The dreaded words Local Development Plan are almost guaranteed to get people switching off in droves, but it is hard to exaggerate the importance of these plans for everyone in Wales, and here in Carmarthenshire time is ticking away towards the end of the consultation on the county's LDP on 19 August.
The Welsh Government is keen to ensure that LDPs take much more account of public opinion and the wishes and needs of local communities than the UDPs which went before them, and another key difference between the two systems is that LDPs are about much more than just land use. In theory, they are supposed to create a framework from which other policies on all sorts of things, ranging from public health, social care to the Welsh language will flow.
But it's not just the public which is struggling with this concept; the councils which are going through the process are still to a large extent stuck in the old way of thinking. Here is an extract from the foreword to Carmarthenshire's deposit LDP,
"Whilst taking account of national plans, policies and programmes, the Carmarthenshire LDP provides a locally distinctive means of shaping the future use of land within the County."
Maybe it does, but the point is that the LDP is meant to be about much more than that, just as the council has failed to embrace the concept of democratic consultation as a part of the process.
Given that the LDP is the single most important thing the council will do for the next 10 years, you would think that we would by now be awash in a tidal wave of informative brochures and booklets explaining the plan in simple terms. Or that the council's newspaper would have found space for it. Or that the council's website would give the LDP a prominent place on the home page of its website. Or that the consultation would be held at a time of year when people are at home. Not a bit of it.
Caebrwyn in her blog Carmarthenshire Planning Problems has written a very interesting post about aspects of the LDP and touched on one of the most controversial aspects of the various LDPs which are being presented in different parts of Wales, and that is the issue of population growth. More can be found on the excellent Plaid Wrecsam blog, and I would urge all readers from all parts of Wales to sign the Welsh Assembly petition calling on the government to recall all LDPs and make councils go back to the drawing board to reassess their population and housing projections. The petition can be found here.

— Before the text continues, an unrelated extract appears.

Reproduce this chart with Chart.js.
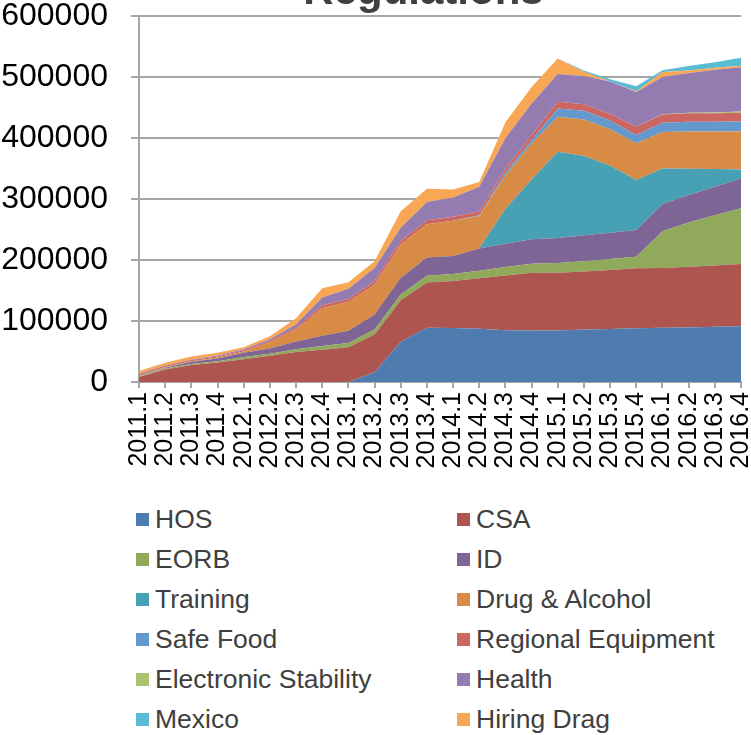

Admittedly, the wording of the petition is slightly flawed, but let's go with what we've got.
The position on population figures is that the Welsh Government's Statistical Directorate drew up population forecasts which were to be used as guidelines by the councils. The councils are free to reject the government figures, provided they can justify their alternative projections.
The Cardiff Bay projections are widely considered to be way off the mark, as they forecast a rapidly rising population in Wales over the next few years and a massive expansion of the need for new housing.
Carmarthenshire commissioned its own study from a company called Edge Analytics, and in simple terms, the conclusion was that while the years between 2000 and 2007 saw high levels of inward migration into the county, the recession had reduced net inward migration to a very low level. Against that background, the council decided that the best approach was a strategy somewhere between the two.
Now, the county kick-started the LDP process in 2007, and the expectation underlying the whole plan is that the economic slowdown was a temporary blip, with growth and inward migration recovering from their current lows. As things stand, that would appear to be unlikely. The consensus among economists would appear to be that at best we can expect a very long period of low growth interspersed with recessions extending well beyond the timescales of the LDP.
Perhaps more important than raw forecasts of population numbers, however, are the projections for the number of households. The assumption here is that more people are living on their own, particularly as the population ages.
The Welsh Government forecast for Carmarthenshire was for a 23% increase in the number of households for the period 2006-2021 from 78,000 to 95,900, meaning that 1,193 new households would be created every year.
The council has modified this projection, which it finds to be too high, and predicts that the increase over the same period will be "just" 19.4% to 93,197. That equates more or less exactly to an additional 1,000 households per year.
In other words, after a great deal of huffing and puffing, Carmarthenshire has come down in favour of a strategy which is in reality very close to the Statistical Office's projections produced at a time when the economic outlook was very, very different.
Edge Analytics wrote a very important caveat in its report, recommending that the council should wait for the results of the 2011 census, due in September 2012, before making a final decision on the single most important piece of information underlying the whole LDP. But like the German mobilisation process in World War One, it seems that once Carmarthenshire has started on something, nothing can stop it.
The same flaw applies to the council's disastrous "strategy" for the Welsh language. The single most important source of data on the use of the language and trends is the Census. But unfortunately, the council appears to have forgotten about the timing of the census when it drew up its LDP timetable.
The UDP is not officially due to expire until 2016, and so the county has plenty of time to re-think its plans and come up with an LDP which will not turn Carmarthenshire into a vast housing estate.
1 comment:
Good blog. We have two options, either we seek a Judicial Review of the Assembly's Population projections and if they are flawed then most of the LDP's will be flawed and will need re-visiting. Secondly, Lord Elis Thomas chairs the Assembly's Sustainability Committee and we have cross party concerns between PC, LD and Conservatives on the impact of the LDP housing projections so we should be able to persuade the government to bin the projections and start again.